RE: American military in afghanistan
April 13, 2014 at 9:25 pm
(This post was last modified: April 13, 2014 at 9:39 pm by Anomalocaris.)
(April 13, 2014 at 9:07 pm)Tartarus Sauce Wrote:(April 13, 2014 at 9:04 pm)tor Wrote: Yeah but should they have been there at all?
No, although people forget that Afghanistan was actually a NATO led operation, so there wouldn't have been much choice anyway.
NATO was there at the behest of the United States, at a time when the notion of a relatively honest and publically minded character of American international leadership was actually thought to have been a believable proposition, not a rip roaring punch line.
As to whether the US should have been there at all, the answer depended on whether the US was led by a neoconservative administration. At the beginning of American intervention in Afghanistan, the US enjoyed almost universal international support thanks to the bad name of the Taliban and the indisputed link between Taliban, al queda and 9-11. Initial progress of American occupation showed the US was well on its way to quickly smashing al queda, capturing or killing bin laden, and shattering the Taliban. It this had been America's main objective, it would undoubtedly have succeeded admirably to universal applause. This probably would have been America's main objective if Clinton, Obama, or another democrats, even carter, had been in the office.

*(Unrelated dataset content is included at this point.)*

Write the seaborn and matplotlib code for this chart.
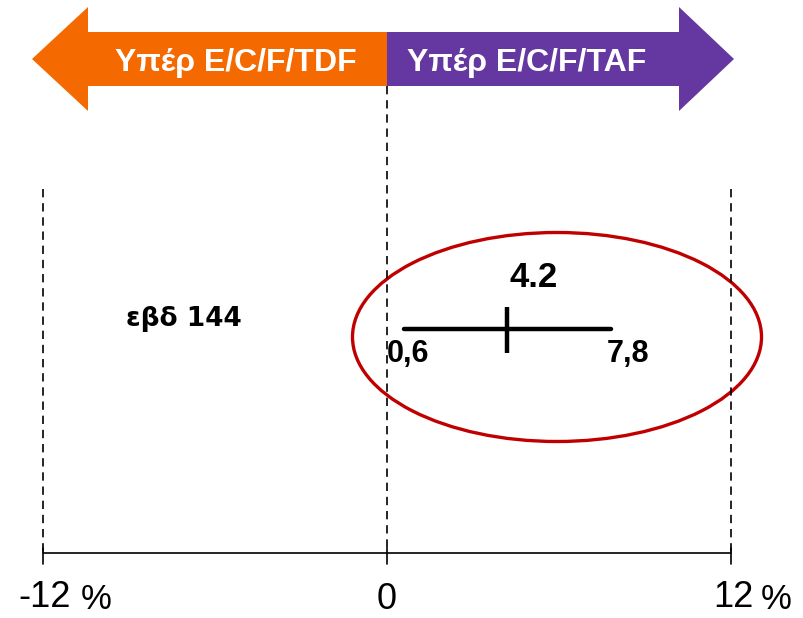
import matplotlib
matplotlib.use("Agg")
import matplotlib.pyplot as plt
import seaborn as sns
import pandas as pd
from matplotlib.patches import Polygon, Ellipse

# ---- data ----
study = ["εβδ 144"]
estimate = [4.2]
ci_low = [0.6]
ci_high = [7.8]
est_label = ["4.2"]
low_label = ["0,6"]
high_label = ["7,8"]
axis_ticks = [-12, 0, 12]
axis_tick_labels = ["-12", "0", "12"]
axis_tick_units = ["%", "", "%"]
left_arrow_label = "Υπέρ E/C/F/TDF"
right_arrow_label = "Υπέρ E/C/F/TAF"

ORANGE = "#F56A00"
PURPLE = "#6438A0"
RED = "#C00000"
INK = "black"

sns.set_theme(style="white")
plt.rcParams['font.family'] = ['Liberation Sans', 'DejaVu Sans']
plt.rcParams['text.color'] = INK

W, H = 804, 618
fig = plt.figure(figsize=(W / 100, H / 100), dpi=100)
ax = fig.add_axes([0, 0, 1, 1])
ax.set_axis_off()
px_per_unit = (731 - 43) / 24
x0 = -12 - 43 / px_per_unit


def X(px):
    return x0 + px / px_per_unit


zero = 0
# ---- arrows ----
left_pts = [(X(32), 59), (X(88), 7), (X(88), 32), (zero, 32), (zero, 86), (X(88), 86), (X(88), 111)]
right_pts = [(zero, 32), (X(679), 32), (X(679), 7), (X(734), 59), (X(679), 111), (X(679), 86), (zero, 86)]
ax.add_patch(Polygon(left_pts, closed=True, facecolor=ORANGE, edgecolor="none"))
ax.add_patch(Polygon(right_pts, closed=True, facecolor=PURPLE, edgecolor="none"))
ax.text(X(236), 71, left_arrow_label, color="white", fontsize=23, fontweight="bold",
        ha="center", va="baseline")
ax.text(X(527), 71, right_arrow_label, color="white", fontsize=23, fontweight="bold",
        ha="center", va="baseline")

# ---- dashed reference lines ----
dash = (0, (5, 3.5))
ax.plot([axis_ticks[0]] * 2, [189, 553], color=INK, lw=1.2, ls=dash)
ax.plot([axis_ticks[2]] * 2, [189, 553], color=INK, lw=1.2, ls=dash)
ax.plot([0, 0], [86, 553], color=INK, lw=1.2, ls=dash)

# ---- axis ----
ax.plot([axis_ticks[0], axis_ticks[-1]], [553, 553], color=INK, lw=1.2)
unit_px = {-12: 96, 12: 776}
for t, lab, unit in zip(axis_ticks, axis_tick_labels, axis_tick_units):
    ax.plot([t, t], [548, 564], color=INK, lw=1.2)
    if unit:
        ax.text(t + 2 / px_per_unit, 607, lab, fontsize=26, ha="center", va="baseline", color=INK)
        ax.text(X(unit_px[t]), 609, unit, fontsize=25, ha="center", va="baseline", color=INK)
    else:
        ax.text(t, 609, lab, fontsize=26, ha="center", va="baseline", color=INK)

# ---- interval ----
row_y = 329
df = pd.DataFrame({"x": [ci_low[0], ci_high[0]], "y": [row_y, row_y]})
sns.lineplot(data=df, x="x", y="y", color=INK, lw=3.2, ax=ax,
             solid_capstyle="round", legend=False)
ax.plot(estimate, [row_y + 1], marker="|", markersize=33, mew=3.2, color=INK, ls="none")
ax.set_axis_off()
ax.set_xlim(x0, x0 + W / px_per_unit)
ax.set_ylim(H, 0)

ax.text(estimate[0] + 0.9, 287, est_label[0], fontsize=25, fontweight="bold",
        ha="center", va="baseline", color=INK)
ax.text(ci_low[0] + 0.15, 362, low_label[0], fontsize=22, fontweight="bold",
        ha="center", va="baseline", color=INK)
ax.text(ci_high[0] + 0.6, 362, high_label[0], fontsize=22, fontweight="bold",
        ha="center", va="baseline", color=INK)
ax.text(X(184), 326, study[0], fontsize=19, fontweight="bold", ha="center",
        va="baseline", family=["DejaVu Sans"], color=INK)

# ---- highlight ellipse ----
ax.add_patch(Ellipse((X(557), 337), 409 / px_per_unit, 209, facecolor="none",
                     edgecolor=RED, lw=2.4))

fig.savefig("out.png", dpi=100)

But it was the bush administration and it's neoconservative overreaching cronies. To them 9-11 was but an opportunity to implement a grandiose agenda to perpetuate American hegemony in the middle east. Afghanistan was the goal, but part of a charade leading to Iraq. So the intervention in Afghanistan was not pursued to it logical, Md publically declared objective. Instead, we pissed them off, went off on a colossal 1 trillion dollar fool's errand in Iraq, and left resentment in Afghanistan to fester, and Taliban to adapt and plan and stew.
So. Should we have gone into Afghanistan in the aftermath if 911? Of course. It was logical, eminently doable, and would have enhanced our standing in the world even above the high water mark our international standing had been at at the end of Clinton administration.
But it was the bush administration. The rest is a lamentable tale of how a superpower, at the very zenith of its power and pride, could have been do undone by margins of A backward religious social system apparently in its death rattles.